Ramesh Menon, Abu Dhabi
Countless people have reasons to thank the UAE
I refer to the article Indian labourers see rewards of life in UAE back at home (February 24). The UAE is an amazing country which embraces every one, irrespective of their religion, nationality and creed, with open arms.
The country not only helps hundreds of thousands of people to build their lives back home and take care of their families, but it gives so many people a new lease on life within its territory. And when it comes to getting back what you give, there is no better example than the UAE. It’s so wealthy and can hold its head high largely because it gives to others with an open heart.
There are countless people all over the world who are ever grateful to the UAE for what they have got from the country.
Abbas Naqvi, Ras Al Khaimah
Festival showcased UAE’s strengths
The Qasr Al Hosn festival was a great experience for me (Qasr Al Hosn Cavalia debut a roaring success, February 23).
We went on Saturday to Qasr Al Hosn and fell so much in love with this truly amazing and superbly organised event.
It was so exquisitely set up, with so much to do and see, to learn and enjoy.
As for the Cavalia show, I had tears in my eyes when I saw it.

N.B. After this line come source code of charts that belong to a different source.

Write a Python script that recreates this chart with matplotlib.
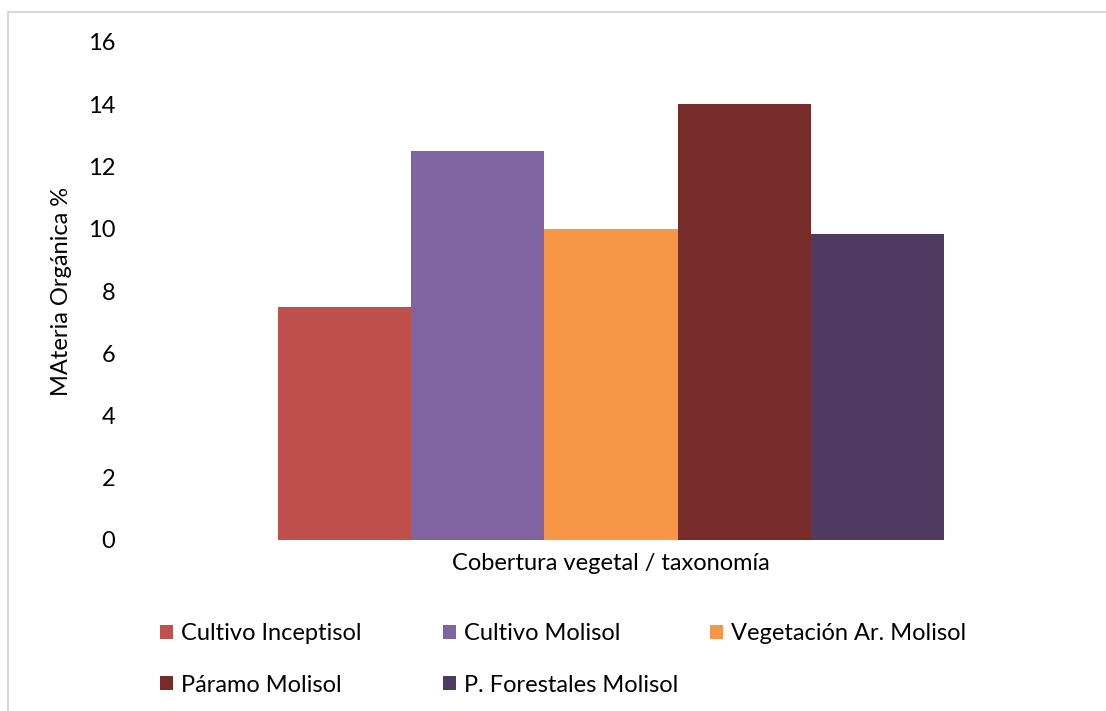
import matplotlib.pyplot as plt
from matplotlib.lines import Line2D

# data
series = ['Cultivo Inceptisol', 'Cultivo Molisol', 'Vegetación Ar. Molisol',
          'Páramo Molisol', 'P. Forestales Molisol']
values = [7.5, 12.5, 10.0, 14.0, 9.83]
colors = ['#c0504d', '#8064a2', '#f79646', '#772c2a', '#4f3b62']
yticks = [0, 2, 4, 6, 8, 10, 12, 14, 16]

plt.rcParams['font.family'] = ['Lato', 'DejaVu Sans']
FS = 17

W, H = 1106, 711
fig = plt.figure(figsize=(W / 100, H / 100), dpi=100)

# plot area in pixels (left, top, right, bottom)
px_l, px_t, px_r, px_b = 128, 42, 1094, 540
ax = fig.add_axes([px_l / W, 1 - px_b / H, (px_r - px_l) / W, (px_b - px_t) / H])

# one category, five series side by side
bw = 1.0
n = len(values)
offsets = [(i - (n - 1) / 2) * bw for i in range(n)]
bars = []
for i in range(n):
    b = ax.bar(offsets[i], values[i], width=bw, color=colors[i], label=series[i])
    bars.append(b)

# bars run from px 278 to 944 in the reference
span = px_r - px_l
left_px, right_px = 278, 944
unit = (right_px - left_px) / (n * bw)
xmin = -(n * bw) / 2 - (left_px - px_l) / unit
xmax = xmin + span / unit
ax.set_xlim(xmin, xmax)
ax.set_ylim(0, 16)
ax.set_yticks(yticks)
ax.set_xticks([])
ax.tick_params(axis='y', length=0, labelsize=FS, pad=9)
for s in ax.spines.values():
    s.set_visible(False)

ax.set_ylabel('MAteria Orgánica %', fontsize=FS)
ax.yaxis.set_label_coords((72 - px_l) / span, 0.5)
fig.text(611 / W, 1 - 563 / H, 'Cobertura vegetal / taxonomía', fontsize=FS,
         ha='center', va='center')

# legend laid out in three columns like the original
cols = [[0, 3], [1, 4], [2]]
col_x = [160, 443, 710]
for c, xs in zip(cols, col_x):
    leg = fig.legend([bars[i] for i in c], [series[i] for i in c],
                     loc='upper left', bbox_to_anchor=(xs / W, 1 - 623 / H),
                     frameon=False, fontsize=FS, handlelength=0.55,
                     handleheight=0.55, handletextpad=0.35, labelspacing=1.3,
                     borderaxespad=0, borderpad=0)

# light grey chart border (top and left edges visible)
fig.add_artist(Line2D([8 / W, 1], [1 - 12 / H, 1 - 12 / H], color='#d9d9d9', lw=1.5))
fig.add_artist(Line2D([8 / W, 8 / W], [0, 1 - 12 / H], color='#d9d9d9', lw=1.5))

fig.savefig('out.png', dpi=100)
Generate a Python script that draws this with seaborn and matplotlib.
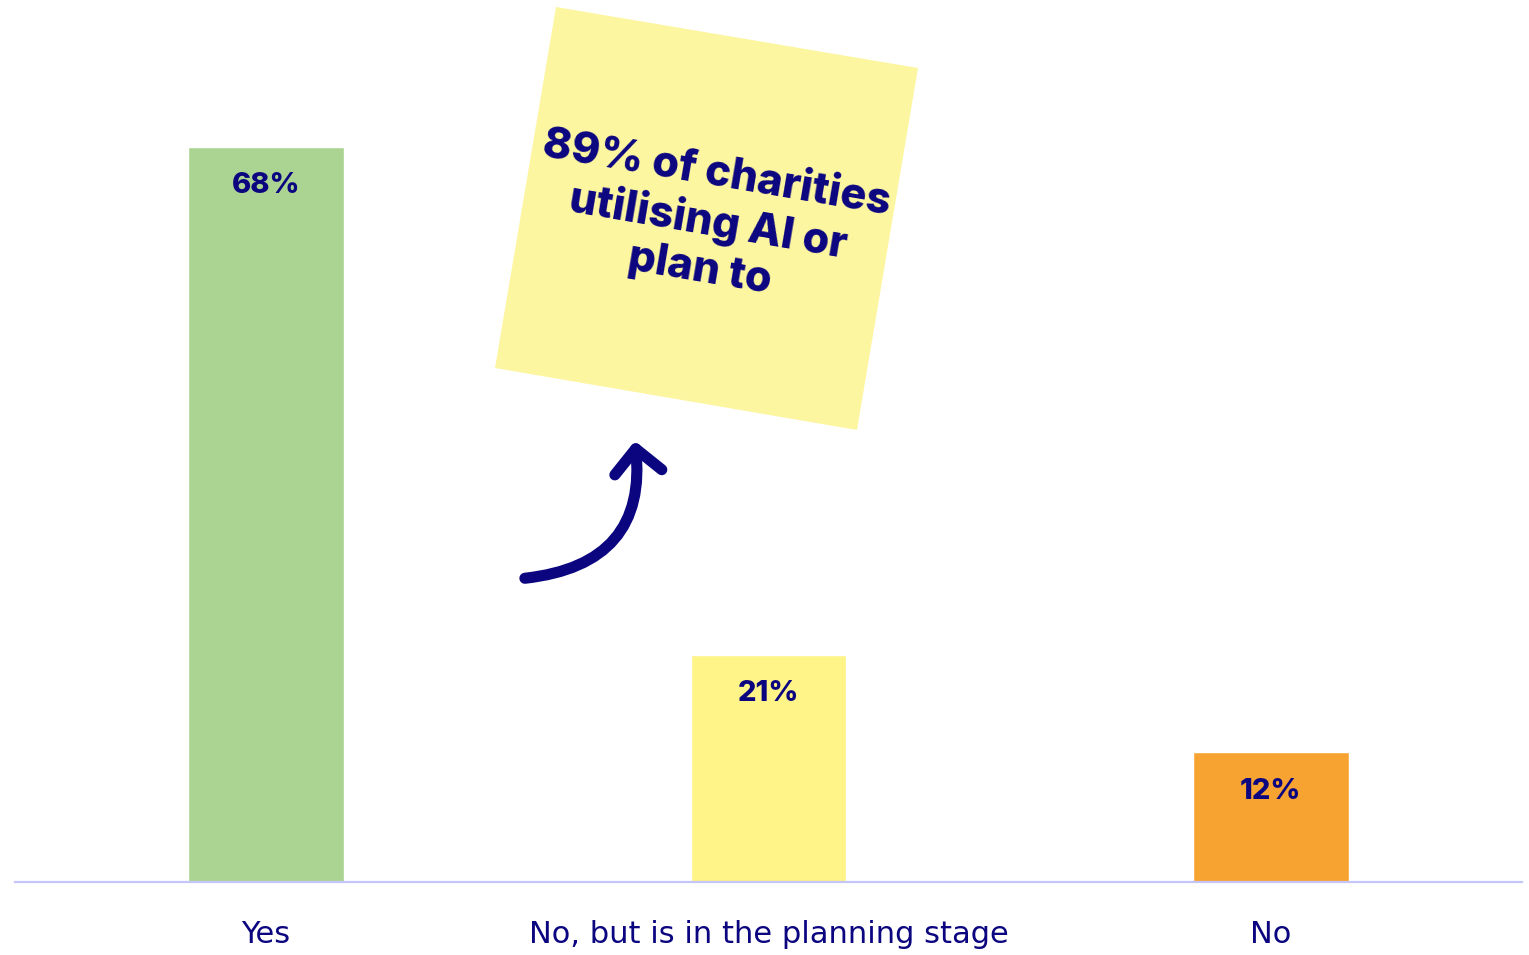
import matplotlib
matplotlib.use("Agg")
import matplotlib.pyplot as plt
import seaborn as sns
import pandas as pd
from matplotlib.patches import Polygon

categories = ["Yes", "No, but is in the planning stage", "No"]
values = [68, 21, 12]
value_labels = ["68%", "21%", "12%"]
bar_colors = ["#abd493", "#fef488", "#f7a331"]
note_text = "89% of charities\nutilising AI or\nplan to"

NAVY = "#0b0580"

sns.set_theme(style="white")
plt.rcParams["font.family"] = ["Inter", "DejaVu Sans"]

df = pd.DataFrame({"category": categories, "value": values})

W, H = 1529, 955
fig = plt.figure(figsize=(W / 100, H / 100), dpi=100)
ax = fig.add_axes([15 / W, (H - 882) / H, (1522 - 15) / W, 882 / H])

sns.barplot(data=df, x="category", y="value", hue="category", palette=bar_colors,
            width=0.31, legend=False, ax=ax, saturation=1)

ax.set_xlim(-0.5, 2.5)
ax.set_ylim(0, 81.6)
ax.set_xlabel("")
ax.set_ylabel("")
ax.set_yticks([])
for s in ["top", "right", "left"]:
    ax.spines[s].set_visible(False)
ax.spines["bottom"].set_color("#c3c6f7")
ax.spines["bottom"].set_linewidth(1.6)
ax.tick_params(axis="x", length=0, pad=27, labelsize=22, labelcolor=NAVY)
for t in ax.get_xticklabels():
    t.set_fontfamily(["DejaVu Sans"])

for i, (v, lab) in enumerate(zip(values, value_labels)):
    ax.text(i, v - 3.6, lab, ha="center", va="center", fontsize=21,
            fontweight="heavy", color=NAVY)

# sticky note
corners_px = [(556, 7), (918, 68), (857, 430), (495, 368)]
corners = [(x / W, (H - y) / H) for x, y in corners_px]
fig.patches.append(Polygon(corners, closed=True, transform=fig.transFigure,
                           facecolor="#fdf6a0", edgecolor="none", zorder=3))
fig.text(708 / W, (H - 222) / H, note_text, ha="center", va="center",
         rotation=-9.6, rotation_mode="anchor", multialignment="center",
         fontsize=31, fontweight="heavy", color=NAVY, linespacing=1.2, zorder=4)

# curved arrow
ax.annotate("", xy=(0.734, 40.8), xytext=(0.515, 28.1),
            arrowprops=dict(arrowstyle="->,head_length=17,head_width=17",
                            mutation_scale=1, connectionstyle="arc3,rad=0.5",
                            color=NAVY, lw=8, shrinkA=0, shrinkB=0,
                            capstyle="round", joinstyle="round"))

fig.savefig("out.png", dpi=100, facecolor="white")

The beauty and enormous attention to details to show UAE’s history, (pearlfishing and Emirati tunes played by musicians behind the curtains), and the strength of the horses and riders, acrobats and everyone involved, was mind boggling. It was an event we shall never forget.
It was so stunning that we are still talking about it. Probably we will go to see the show again this week.
As always, UAE, you simply are the best, you never do anything by half.
Brigitte von Bulow, Abu Dhabi
Does revolution solve problems?
The Arabic News Digest item, The Arabs struggle to resist a good conspiracy theory (February 23), points out what has been happening in the region for the past several years.
In fact, I could not see anything in the revolution. Instead, traditional beliefs and principles are on the verge of extinction. Many leaders of the region have disappeared, and along with them they seem to have taken all of our values and ethics. Revolutions often destroy what people create over decades, not to speak of the loss of innocent lives.
The problem is that the root cause of revolution remains open for a long time, thus leading to fresh conflicts of ideology and thinking.
The so-called conspiracy theories are very much part of every fight in which both sides gain, but in different ways. It’s right that “conspiracy theories are a comfortable pillow for those who want to justify their failure or inability”. The truth is, when there is a will there is always a way and nothing could stand in our way if we decide to make something happen.
Ramachandran Nair, Oman
Rolling Stones continue to shine
In July 1964, aged 16, I was at a girls’ boarding school in England. Our music master took us to London for the BBC radio recording of the Joe Loss Pop Show. The Rolling Stones were the star guests that week.
We were not allowed to shout, scream or applaud until a “clap” sign was shown after each of the six songs. It was magical then and true perfection on Friday, 50 years later.
Judi Ashcroft, Dubai
Pictures prove skills of photographer
The pictures of Dubai taken by Daniel Cheong that I saw in the blogpost Daniel Cheong: capturing the majesty of Dubai's architecture (February 15), are really amazing. It seems to me that the Dubai I see and the Dubai presented in those photographs are entirely different. These pictures show the level of skills Cheong has: he knows how and when to take a picture. These are the most important things in photography. For me, Cheong is a master photographer.